Climate Change Weekly # 545 — GAO Questions Biden’s Offshore Wind Effort, Vindicates Critics
By H. Sterling Burnett
Published May 30, 2025
IN THIS ISSUE:
GAO Questions Biden’s Offshore Wind Effort, Vindicates Critics
IPCC Climate Models Aren’t Useful for Forecasting
New Volcano Discoveries Upend IPCC’s Human-Caused Climate-Change Narrative
GAO Questions Biden’s Offshore Wind Effort, Vindicates Critics
An April 2025 report by the U.S. Government Accountability Office (GAO) affirms what critics of President Joe Biden’s wind-energy spree have long argued: offshore wind is an expensive, environmentally damaging solution in search of a problem. Offshore wind is neither necessary nor justified to fight climate change or for any other purpose other than to line the pockets of politically connected corporations and to please virtue-signaling politicians who are pushing it as part of the effort to prevent climate change.
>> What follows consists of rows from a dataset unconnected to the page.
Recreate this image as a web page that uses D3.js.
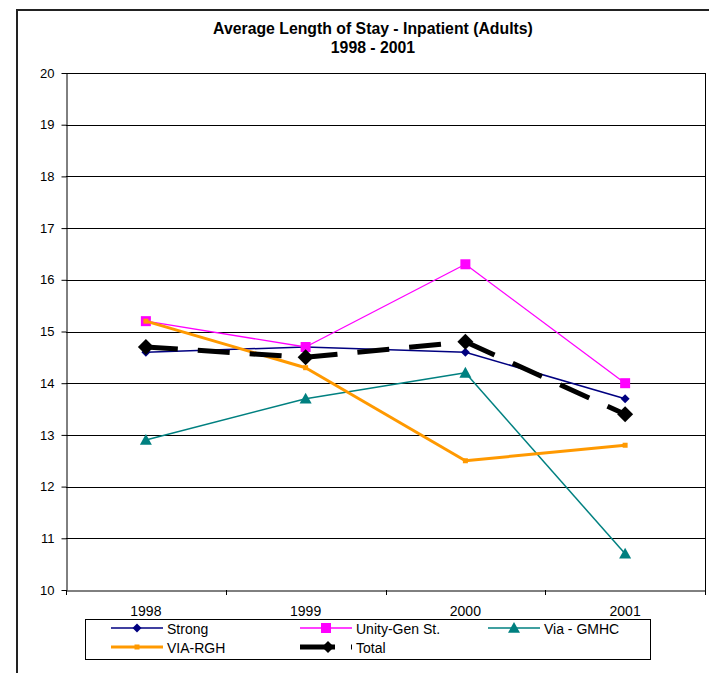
<!DOCTYPE html>
<html><head><meta charset="utf-8">
<script src="https://cdn.jsdelivr.net/npm/d3@7"></script>
<style>body{margin:0;background:#fff}svg{display:block;font-family:"Liberation Sans",Arial,sans-serif}</style>
</head><body>
<script>
const years = ["1998","1999","2000","2001"];
const strong = [14.6, 14.7, 14.6, 13.7];
const unity = [15.2, 14.7, 16.3, 14.0];
const viaGMHC = [12.9, 13.7, 14.2, 10.7];
const viaRGH = [15.2, 14.3, 12.5, 12.8];
const total = [14.7, 14.5, 14.8, 13.4];
const yTicks = [10,11,12,13,14,15,16,17,18,19,20];

const W=709,H=673;
const svg=d3.select("body").append("svg").attr("width",W).attr("height",H);
svg.append("rect").attr("x",17).attr("y",10).attr("width",700).attr("height",670).attr("fill","#fff").attr("stroke","#222").attr("stroke-width",2);

const L=66,R=705,T=73,B=590;
const x=d3.scaleBand().domain(years).range([L,R]);
const y=d3.scaleLinear().domain([10,20]).range([B,T]);

svg.append("text").attr("x",373).attr("y",34).attr("text-anchor","middle").attr("font-weight","bold").attr("font-size",15.8).text("Average Length of Stay - Inpatient (Adults)");
svg.append("text").attr("x",373).attr("y",53).attr("text-anchor","middle").attr("font-weight","bold").attr("font-size",15.8).text("1998 - 2001");

// gridlines
svg.append("g").selectAll("line").data(yTicks.filter(d=>d>10)).join("line")
 .attr("x1",L).attr("x2",R).attr("y1",d=>Math.round(y(d))+0.5).attr("y2",d=>Math.round(y(d))+0.5)
 .attr("stroke","#000").attr("stroke-width",1);
svg.append("line").attr("x1",R+0.5).attr("x2",R+0.5).attr("y1",T).attr("y2",B).attr("stroke","#000");

const ya=svg.append("g").attr("transform",`translate(${L+0.5},0)`).call(d3.axisLeft(y).tickValues(yTicks).tickSize(5).tickPadding(7).tickSizeOuter(0));
ya.select(".domain").attr("stroke","#000");
ya.selectAll("text").attr("font-size",13).attr("font-family","Liberation Sans, Arial, sans-serif").attr("fill","#000");
ya.selectAll(".tick line").attr("stroke","#000");

const xa=svg.append("g").attr("transform",`translate(0,${B+0.5})`).call(d3.axisBottom(x).tickSize(0).tickSizeOuter(0));
xa.select(".domain").attr("stroke","#000");
xa.selectAll("text").attr("font-size",14).attr("font-family","Liberation Sans, Arial, sans-serif").attr("fill","#000").attr("dy",null).attr("y",25);
svg.append("g").selectAll("line").data(d3.range(years.length+1)).join("line")
 .attr("x1",i=>Math.round(L+i*x.step())+0.5).attr("x2",i=>Math.round(L+i*x.step())+0.5)
 .attr("y1",B).attr("y2",B+5).attr("stroke","#000");

const cx=d=>x(d)+x.bandwidth()/2;
const series=[
 {name:"Strong",vals:strong,color:"#000080",w:1.5,dash:null,marker:"diamond",ms:4.5},
 {name:"Unity-Gen St.",vals:unity,color:"#FF00FF",w:1.3,dash:null,marker:"square",ms:5},
 {name:"Via - GMHC",vals:viaGMHC,color:"#008080",w:1.5,dash:null,marker:"triangle",ms:6},
 {name:"VIA-RGH",vals:viaRGH,color:"#FF9900",w:3,dash:null,marker:"square",ms:2.5},
 {name:"Total",vals:total,color:"#000",w:5,dash:"32,20",marker:"diamond",ms:8}
];
function marker(g,type,s,color,px,py){
 if(type==="diamond"){
  g.append("path").attr("d",`M${px},${py-s}L${px+s},${py}L${px},${py+s}L${px-s},${py}Z`).attr("fill",color);
 } else if(type==="square"){
  g.append("rect").attr("x",px-s).attr("y",py-s).attr("width",2*s).attr("height",2*s).attr("fill",color);
 } else if(type==="triangle"){
  g.append("path").attr("d",`M${px},${py-s}L${px+s},${py+s*0.8}L${px-s},${py+s*0.8}Z`).attr("fill",color);
 }
}
const line=d3.line().x(d=>d[0]).y(d=>d[1]);
series.forEach(s=>{
 const pts=years.map((yr,i)=>[cx(yr),y(s.vals[i])]);
 const g=svg.append("g");
 // each segment drawn separately so dash pattern restarts at each point
 for(let i=0;i<pts.length-1;i++){
  g.append("path").attr("d",line([pts[i],pts[i+1]])).attr("fill","none").attr("stroke",s.color)
   .attr("stroke-width",s.w).attr("stroke-dasharray",s.dash).attr("stroke-linejoin","round");
 }
 pts.forEach(p=>marker(g,s.marker,s.ms,s.color,p[0],p[1]));
});

// legend
svg.append("rect").attr("x",85.5).attr("y",619.5).attr("width",565).attr("height",40).attr("fill","#fff").attr("stroke","#000");
const legPos=[[111,628],[300,628],[488,628],[111,647],[300,647]];
series.forEach((s,i)=>{
 const [lx,ly]=legPos[i];
 const g=svg.append("g");
 g.append("line").attr("x1",lx).attr("x2",lx+52).attr("y1",ly).attr("y2",ly).attr("stroke",s.color)
  .attr("stroke-width",s.w).attr("stroke-dasharray",s.dash?"35,16":null);
 marker(g,s.marker,s.name==="Total"?6:s.ms,s.color,s.name==="Total"?lx+28:lx+26,ly);
 g.append("text").attr("x",lx+56).attr("y",ly+5.5).attr("font-size",14).text(s.name);
});
</script>
</body></html>
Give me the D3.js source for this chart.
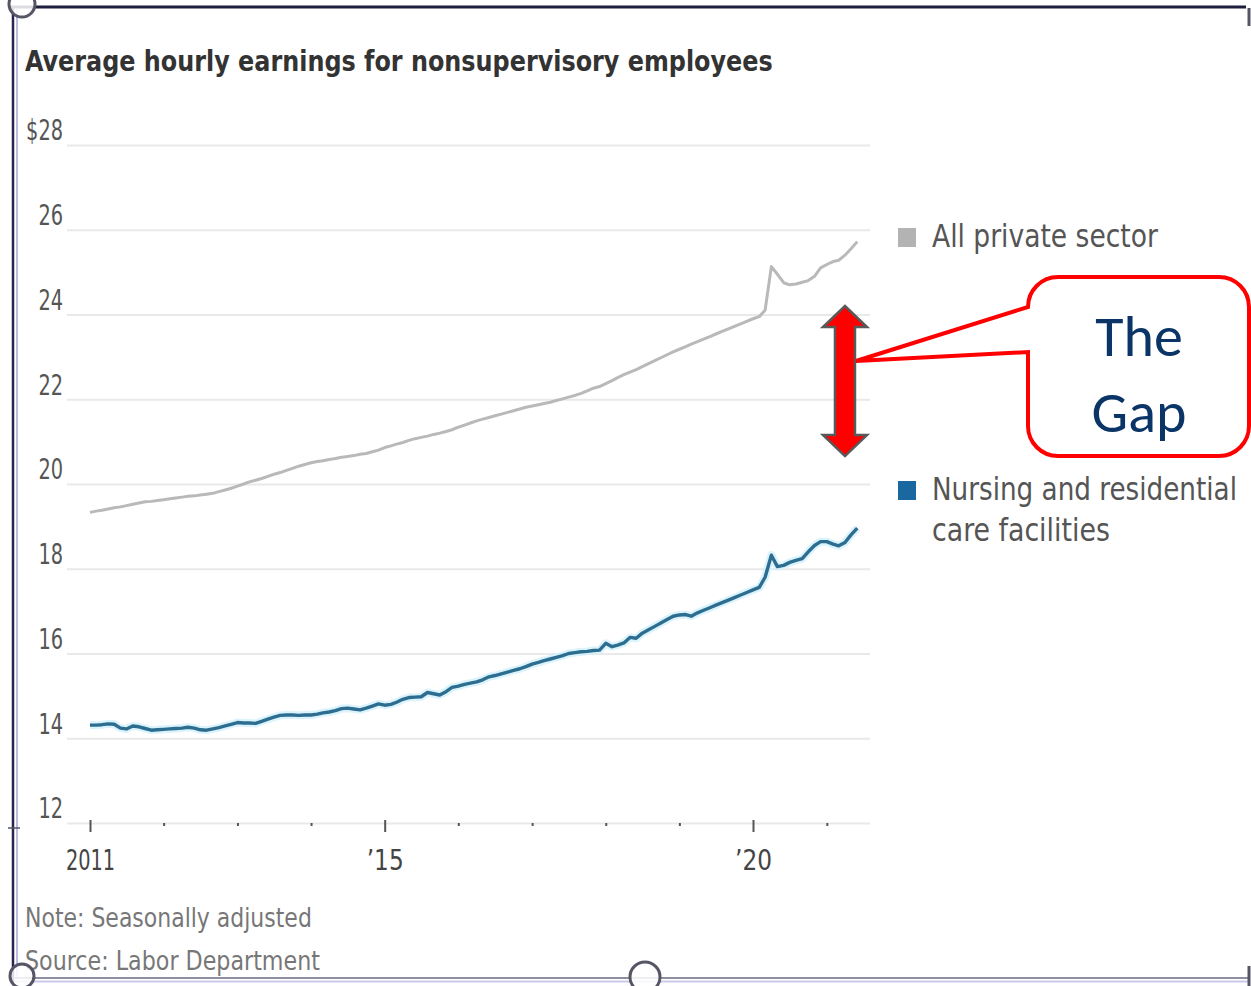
<!DOCTYPE html>
<html>
<head>
<meta charset="utf-8">
<script src="https://cdn.jsdelivr.net/npm/d3@7"></script>
<style>
  html, body { margin: 0; padding: 0; background: #ffffff; }
  svg { display: block; }
  .cond { font-family: "DejaVu Sans Condensed", "Liberation Sans Narrow", "Roboto Condensed", "DejaVu Sans", sans-serif; }
</style>
</head>
<body>
<svg id="chart" width="1251" height="986"></svg>
<script>
// Monthly series, January 2011 through June 2021 (dollars per hour)
const firstMonth = [2011, 0];

const allPrivate = [
  19.33, 19.36, 19.38, 19.41, 19.44, 19.46, 19.49, 19.52, 19.55, 19.58, 19.59, 19.61,
  19.63, 19.65, 19.67, 19.69, 19.71, 19.72, 19.74, 19.76, 19.78, 19.82, 19.86, 19.90,
  19.95, 20.00, 20.05, 20.09, 20.13, 20.18, 20.23, 20.27, 20.32, 20.37, 20.42, 20.46,
  20.50, 20.53, 20.55, 20.58, 20.60, 20.63, 20.65, 20.67, 20.70, 20.72, 20.76, 20.80,
  20.86, 20.90, 20.94, 20.98, 21.03, 21.07, 21.10, 21.13, 21.17, 21.20, 21.24, 21.28,
  21.34, 21.39, 21.44, 21.49, 21.53, 21.57, 21.61, 21.65, 21.69, 21.73, 21.77, 21.81,
  21.84, 21.87, 21.90, 21.93, 21.97, 22.01, 22.05, 22.09, 22.14, 22.20, 22.26, 22.30,
  22.37, 22.44, 22.51, 22.58, 22.64, 22.70, 22.77, 22.84, 22.91, 22.98, 23.05, 23.12,
  23.18, 23.24, 23.30, 23.36, 23.42, 23.48, 23.54, 23.60, 23.66, 23.72, 23.78, 23.84,
  23.90, 23.95, 24.10, 25.13, 24.95, 24.75, 24.70, 24.72, 24.76, 24.80, 24.90, 25.10,
  25.18, 25.25, 25.28, 25.40, 25.55, 25.72
];

const nursing = [
  14.31, 14.31, 14.32, 14.34, 14.33, 14.24, 14.22, 14.29, 14.27, 14.23, 14.19, 14.20,
  14.21, 14.22, 14.23, 14.24, 14.26, 14.24, 14.20, 14.19, 14.22, 14.25, 14.29, 14.33,
  14.37, 14.36, 14.36, 14.35, 14.40, 14.45, 14.50, 14.54, 14.55, 14.55, 14.54, 14.55,
  14.55, 14.57, 14.60, 14.62, 14.65, 14.70, 14.71, 14.69, 14.67, 14.71, 14.76, 14.81,
  14.78, 14.80, 14.85, 14.92, 14.96, 14.97, 14.98, 15.08, 15.05, 15.02, 15.10, 15.20,
  15.23, 15.27, 15.30, 15.33, 15.38, 15.45, 15.48, 15.52, 15.56, 15.60, 15.64, 15.69,
  15.75, 15.79, 15.83, 15.87, 15.91, 15.95, 16.00, 16.02, 16.04, 16.05, 16.07, 16.08,
  16.24, 16.16, 16.20, 16.25, 16.38, 16.36, 16.48, 16.56, 16.64, 16.72, 16.80, 16.88,
  16.91, 16.92, 16.88, 16.96, 17.02, 17.08, 17.14, 17.20, 17.26, 17.32, 17.38, 17.44,
  17.50, 17.56, 17.80, 18.32, 18.05, 18.08, 18.15, 18.20, 18.24, 18.40, 18.55, 18.64,
  18.64, 18.58, 18.54, 18.62, 18.80, 18.96
];

const yTickValues = [12, 14, 16, 18, 20, 22, 24, 26, 28];
const yearTicks = [2011, 2012, 2013, 2014, 2015, 2016, 2017, 2018, 2019, 2020, 2021];
const yearLabels = { 2011: "2011", 2015: "\u201915", 2020: "\u201920" };
const seriesNames = ["All private sector", "Nursing and residential", "care facilities"];
const seriesColors = ["#b9b9b9", "#2c6d90"];
const legendSwatch = ["#b3b3b3", "#1b68a0"];

// Gap annotation, in data units
const gapAnnotation = { month: [2021, 3], top: 24.2, bottom: 20.66, label: ["The", "Gap"] };

const svg = d3.select("#chart");

const x = d3.scaleTime()
  .domain([new Date(2011, 0, 1), new Date(2020, 0, 1)])
  .range([90, 753]);
const y = d3.scaleLinear().domain([12, 28]).range([823, 145]);

const monthDate = i => new Date(firstMonth[0], firstMonth[1] + i, 1);

// narrow glyph width used for the condensed axis digits
const digitW = 12.3;

// Draw a text squeezed horizontally to a given width (condensed look)
function condensedText(parent, str, px, py, size, width, fill, weight) {
  const t = parent.append("text").attr("class", "cond")
    .attr("x", 0).attr("y", 0)
    .attr("font-size", size).attr("fill", fill)
    .attr("font-weight", weight || "normal")
    .text(str);
  const natural = t.node().getComputedTextLength() || width;
  t.attr("transform", `translate(${px},${py}) scale(${width / natural},1)`);
  return t;
}

// ---------- window frame ----------
const frame = svg.append("g");
frame.append("line").attr("x1", 10).attr("x2", 1246).attr("y1", 7).attr("y2", 7)
  .attr("stroke", "#1d1d3e").attr("stroke-width", 3);
frame.append("line").attr("x1", 13).attr("x2", 13).attr("y1", 6).attr("y2", 982)
  .attr("stroke", "#262650").attr("stroke-width", 2.5);
frame.append("line").attr("x1", 17).attr("x2", 17).attr("y1", 9).attr("y2", 978)
  .attr("stroke", "#bcbce2").attr("stroke-width", 2);
frame.append("line").attr("x1", 14).attr("x2", 1250).attr("y1", 978).attr("y2", 978)
  .attr("stroke", "#8e8e9c").attr("stroke-width", 2);
frame.append("line").attr("x1", 14).attr("x2", 1250).attr("y1", 981.5).attr("y2", 981.5)
  .attr("stroke", "#c9c9ea").attr("stroke-width", 2);
frame.append("line").attr("x1", 1249).attr("x2", 1249).attr("y1", 8).attr("y2", 26)
  .attr("stroke", "#555566").attr("stroke-width", 3);
frame.append("line").attr("x1", 1249).attr("x2", 1249).attr("y1", 966).attr("y2", 986)
  .attr("stroke", "#555566").attr("stroke-width", 3);
frame.append("line").attr("x1", 8).attr("x2", 20).attr("y1", 828).attr("y2", 828)
  .attr("stroke", "#555566").attr("stroke-width", 1.5);

// ---------- title ----------
condensedText(svg, "Average hourly earnings for nonsupervisory employees",
  25, 71, 29, 748, "#333", "bold");

// ---------- y grid + labels ----------
const yAxis = d3.axisLeft(y)
  .tickValues(yTickValues)
  .tickSize(-(870 - 67))
  .tickPadding(0)
  .tickFormat(d => d === 28 ? "$28" : String(d));

const gy = svg.append("g").attr("transform", "translate(67,0)").call(yAxis);
gy.select(".domain").remove();
gy.selectAll(".tick line").attr("stroke", "#e9e9e9").attr("stroke-width", 2);
gy.selectAll(".tick text")
  .attr("class", "cond")
  .attr("x", -4).attr("dy", "0.32em")
  .attr("text-anchor", "end")
  .attr("font-size", 28).attr("fill", "#555")
  .attr("textLength", function () { return this.textContent.length * digitW; })
  .attr("lengthAdjust", "spacingAndGlyphs")
  .attr("transform", "translate(0,-14)");

// ---------- x axis ----------
const xAxis = d3.axisBottom(x)
  .tickValues(yearTicks.map(yr => new Date(yr, 0, 1)))
  .tickSize(3)
  .tickPadding(0)
  .tickFormat(d => yearLabels[d.getFullYear()] || "");

const gx = svg.append("g").attr("transform", `translate(0,${y(12)})`).call(xAxis);
gx.select(".domain").remove();
gx.selectAll(".tick line")
  .attr("y1", d => yearLabels[d.getFullYear()] ? -3 : 0)
  .attr("y2", d => yearLabels[d.getFullYear()] ? 9 : 3)
  .attr("stroke", "#555").attr("stroke-width", 2);
gx.selectAll(".tick text")
  .attr("class", "cond")
  .attr("y", 47).attr("dy", 0)
  .attr("font-size", 28).attr("fill", "#444")
  .attr("textLength", function () { return this.textContent.length * digitW; })
  .attr("lengthAdjust", "spacingAndGlyphs");

// ---------- lines ----------
const line = d3.line()
  .x((d, i) => x(monthDate(i)))
  .y(d => y(d))
  .curve(d3.curveLinear);

svg.append("path").datum(nursing)
  .attr("d", line).attr("fill", "none")
  .attr("stroke", "#d2f0fb").attr("stroke-width", 8).attr("stroke-linejoin", "round")
  .attr("opacity", 0.8);

svg.append("path").datum(allPrivate)
  .attr("d", line).attr("fill", "none")
  .attr("stroke", seriesColors[0]).attr("stroke-width", 3).attr("stroke-linejoin", "round");

svg.append("path").datum(nursing)
  .attr("d", line).attr("fill", "none")
  .attr("stroke", seriesColors[1]).attr("stroke-width", 3.4).attr("stroke-linejoin", "round");

// ---------- legend ----------
const legend = svg.append("g");
legend.append("rect").attr("x", 898).attr("y", 228).attr("width", 18).attr("height", 19)
  .attr("fill", legendSwatch[0]);
condensedText(legend, seriesNames[0], 932, 247, 32, 226, "#555");
legend.append("rect").attr("x", 898).attr("y", 481).attr("width", 18).attr("height", 19)
  .attr("fill", legendSwatch[1]);
condensedText(legend, seriesNames[1], 932, 500, 32, 305, "#555");
condensedText(legend, seriesNames[2], 932, 541, 32, 178, "#555");

// ---------- notes ----------
condensedText(svg, "Note: Seasonally adjusted", 25, 927, 26, 287, "#777");
condensedText(svg, "Source: Labor Department", 25, 970, 26, 295, "#777");

// ---------- gap arrow ----------
const ax = x(new Date(gapAnnotation.month[0], gapAnnotation.month[1], 1));
const aTop = y(gapAnnotation.top);
const aBot = y(gapAnnotation.bottom);
const headH = 21, headW = 22, shaftW = 10;
const arrowPts = [
  [ax, aTop], [ax + headW, aTop + headH], [ax + shaftW, aTop + headH],
  [ax + shaftW, aBot - headH], [ax + headW, aBot - headH], [ax, aBot],
  [ax - headW, aBot - headH], [ax - shaftW, aBot - headH],
  [ax - shaftW, aTop + headH], [ax - headW, aTop + headH]
];
svg.append("polygon")
  .attr("points", arrowPts.map(p => p.join(",")).join(" "))
  .attr("fill", "#ff0000").attr("stroke", "#595959").attr("stroke-width", 2.5)
  .attr("stroke-linejoin", "miter");

// ---------- callout ----------
const box = { left: 1028, top: 277, right: 1249, bottom: 456, r: 30 };
const tip = [ax + shaftW + 1, (aTop + aBot) / 2 - 20];
const p = d3.path();
p.moveTo(box.left + box.r, box.top);
p.lineTo(box.right - box.r, box.top);
p.arcTo(box.right, box.top, box.right, box.top + box.r, box.r);
p.lineTo(box.right, box.bottom - box.r);
p.arcTo(box.right, box.bottom, box.right - box.r, box.bottom, box.r);
p.lineTo(box.left + box.r, box.bottom);
p.arcTo(box.left, box.bottom, box.left, box.bottom - box.r, box.r);
p.lineTo(box.left, 352);
p.lineTo(tip[0], tip[1]);
p.lineTo(box.left, box.top + box.r);
p.arcTo(box.left, box.top, box.left + box.r, box.top, box.r);
p.closePath();
svg.append("path").attr("d", p.toString())
  .attr("fill", "#ffffff").attr("stroke", "#ff0000").attr("stroke-width", 4)
  .attr("stroke-linejoin", "miter");

svg.selectAll(".gapLabel").data(gapAnnotation.label).join("text")
  .attr("class", "gapLabel")
  .attr("x", 1139).attr("y", (d, i) => 356 + i * 76)
  .attr("text-anchor", "middle")
  .attr("font-family", "Carlito, Lato, 'Open Sans', sans-serif")
  .attr("font-size", 58).attr("fill", "#0b3566")
  .text(d => d);

// ---------- selection handles ----------
const handles = [[22, 4, 13], [22, 976, 12], [645, 977, 15]];
svg.selectAll(".handle").data(handles).join("circle")
  .attr("class", "handle")
  .attr("cx", d => d[0]).attr("cy", d => d[1]).attr("r", d => d[2])
  .attr("fill", "#ffffff").attr("fill-opacity", 0.85)
  .attr("stroke", "#555566").attr("stroke-width", 3);
</script>
</body>
</html>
The GAO’s report was produced against a background of changing fortunes for offshore wind. The Biden administration pushed offshore wind as part of its all-of-government effort to fight climate change, pushing to expedite more than 30,000 megawatts of offshore wind with relatively little review or concern about the broader impacts of the technology on the environment, wildlife, and the economy. I have previously written about the dangers of Biden’s offshore wind ambitions and the complications that stymied a large percentage of the offshore leases Biden issued. In fact, The Heartland Institute has joined our friends at CFACT as a party to a long-running lawsuit to block a wind project off the coast of Virginia.
Despite the political, environmental, and economic headwinds, the Biden administration pushed stubbornly along with its offshore wind initiatives. “As of January 2025, [the Bureau of Ocean Energy Management] had granted 39 offshore wind leases to commercial developers,” the GAO study reports.